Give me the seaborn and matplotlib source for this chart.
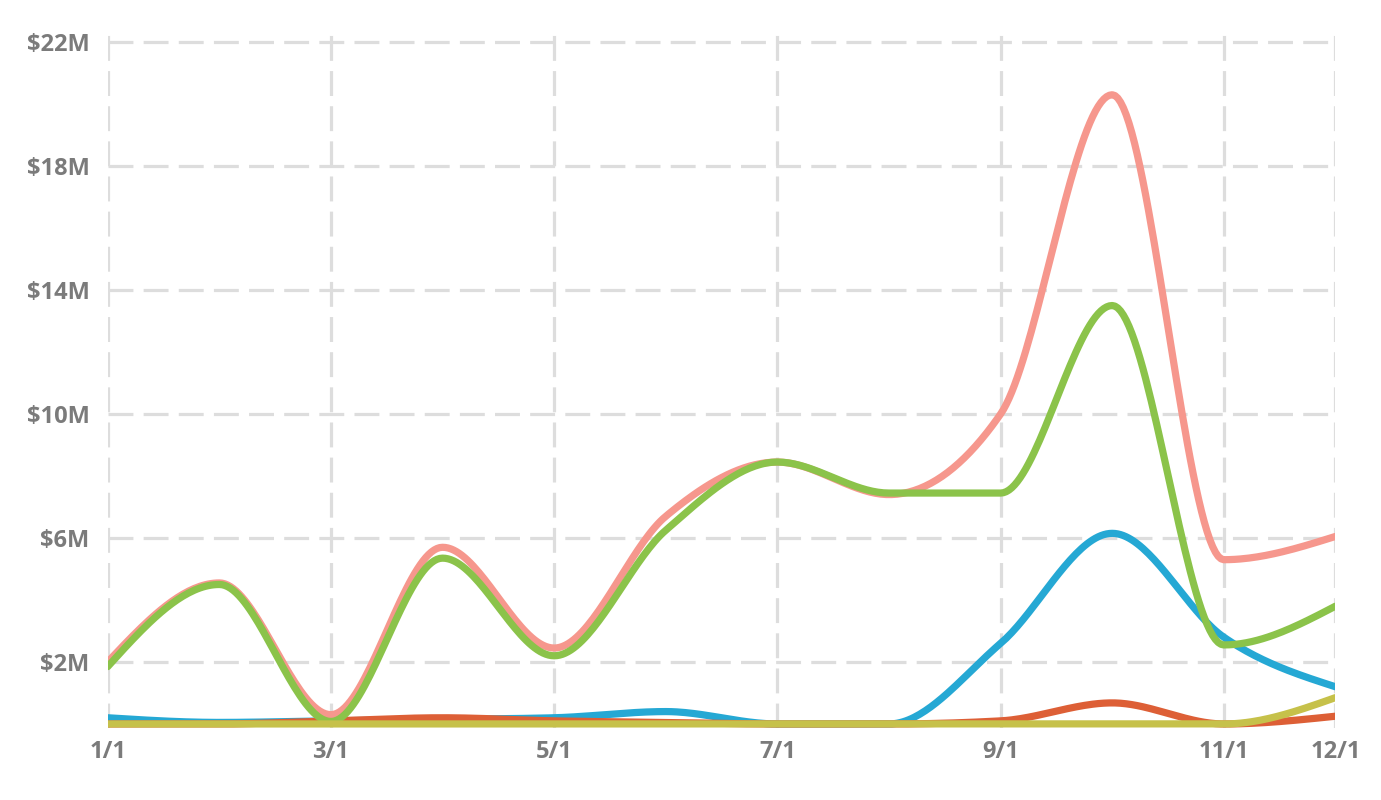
import numpy as np
import pandas as pd
import seaborn as sns
import matplotlib.pyplot as plt

sns.set_style("white")
plt.rcParams['font.family'] = ['Open Sans', 'DejaVu Sans']

# monthly values, $M (1/1 .. 12/1)
months = [1, 2, 3, 4, 5, 6, 7, 8, 9, 10, 11, 12]
total = [2.0, 4.55, 0.3, 5.7, 2.45, 6.7, 8.45, 7.4, 10.0, 20.3, 5.3, 6.05]
green = [1.85, 4.5, 0.08, 5.35, 2.2, 6.25, 8.45, 7.45, 7.45, 13.5, 2.55, 3.8]
blue = [0.2, 0.05, 0.1, 0.15, 0.2, 0.4, 0.0, 0.0, 2.6, 6.15, 2.8, 1.2]
red = [0.0, 0.0, 0.1, 0.2, 0.1, 0.05, 0.0, 0.0, 0.1, 0.68, 0.0, 0.25]
olive = [0.0, 0.0, 0.0, 0.0, 0.0, 0.0, 0.0, 0.0, 0.0, 0.0, 0.0, 0.85]

tick_pos = [1, 3, 5, 7, 9, 11, 12]
tick_labels = ['1/1', '3/1', '5/1', '7/1', '9/1', '11/1', '12/1']
ytick_pos = [2, 6, 10, 14, 18, 22]
ytick_labels = ['$2M', '$6M', '$10M', '$14M', '$18M', '$22M']

# draw order matters: later series sit on top
series = [
    ('blue', blue, '#25a8d4'),
    ('red', red, '#dd5f36'),
    ('total', total, '#f6978d'),
    ('green', green, '#8bc34a'),
    ('olive', olive, '#c6c14a'),
]


def monotone(x, y, n=40):
    # monotone cubic (same idea as d3 curveMonotoneX)
    x = np.asarray(x, float)
    y = np.asarray(y, float)
    h = np.diff(x)
    s = np.diff(y) / h
    t = np.zeros(len(x))
    for i in range(1, len(x) - 1):
        p = (s[i - 1] * h[i] + s[i] * h[i - 1]) / (h[i - 1] + h[i])
        t[i] = (np.sign(s[i - 1]) + np.sign(s[i])) * min(abs(s[i - 1]), abs(s[i]), 0.5 * abs(p))
    t[0] = (3 * s[0] - t[1]) / 2
    t[-1] = (3 * s[-1] - t[-2]) / 2
    xs, ys = [], []
    for i in range(len(x) - 1):
        u = np.linspace(0, 1, n, endpoint=False)
        x0, x1, y0, y1 = x[i], x[i + 1], y[i], y[i + 1]
        d = h[i] / 3
        c0, c1 = y0 + d * t[i], y1 - d * t[i + 1]
        xs.append(x0 + (x1 - x0) * u)
        ys.append((1 - u) ** 3 * y0 + 3 * (1 - u) ** 2 * u * c0 + 3 * (1 - u) * u ** 2 * c1 + u ** 3 * y1)
    xs.append([x[-1]])
    ys.append([y[-1]])
    return np.concatenate(xs), np.concatenate(ys)


fig = plt.figure(figsize=(13.81, 8), dpi=100)
ax = fig.add_axes([0.078, 0.09, 0.889, 0.8675])

for name, vals, color in series:
    sx, sy = monotone(months, vals)
    df = pd.DataFrame({'month': sx, 'value': sy})
    sns.lineplot(data=df, x='month', y='value', color=color, linewidth=5.2,
                 sort=False, ax=ax, solid_capstyle='round', zorder=3)

ax.set_xlim(1, 12)
ax.set_ylim(-0.13, 22.26)
ax.set_xticks(tick_pos)
ax.set_xticklabels(tick_labels)
ax.set_yticks(ytick_pos)
ax.set_yticklabels(ytick_labels)
ax.set_xlabel('')
ax.set_ylabel('')

ax.grid(True, color='#dddddd', linewidth=2.3, linestyle=(0, (7.8, 3.2)), zorder=0)
ax.set_axisbelow(True)
for sp in ax.spines.values():
    sp.set_visible(False)

ax.tick_params(axis='both', length=0, labelsize=17, labelcolor='#7b7b7b')
ax.tick_params(axis='x', pad=9)
ax.tick_params(axis='y', pad=13)
for lab in ax.get_xticklabels() + ax.get_yticklabels():
    lab.set_fontweight('bold')

fig.savefig('out.png', dpi=100)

> _The request_: Leave out any pictures, please, and quote only the lines from the top of the data through the line that contains "plt.rcParams['font.family'] = ['Open".

> _Exercise result_:
Give me the seaborn and matplotlib source for this chart.
import numpy as np
import pandas as pd
import seaborn as sns
import matplotlib.pyplot as plt

sns.set_style("white")
plt.rcParams['font.family'] = ['Open Sans', 'DejaVu Sans']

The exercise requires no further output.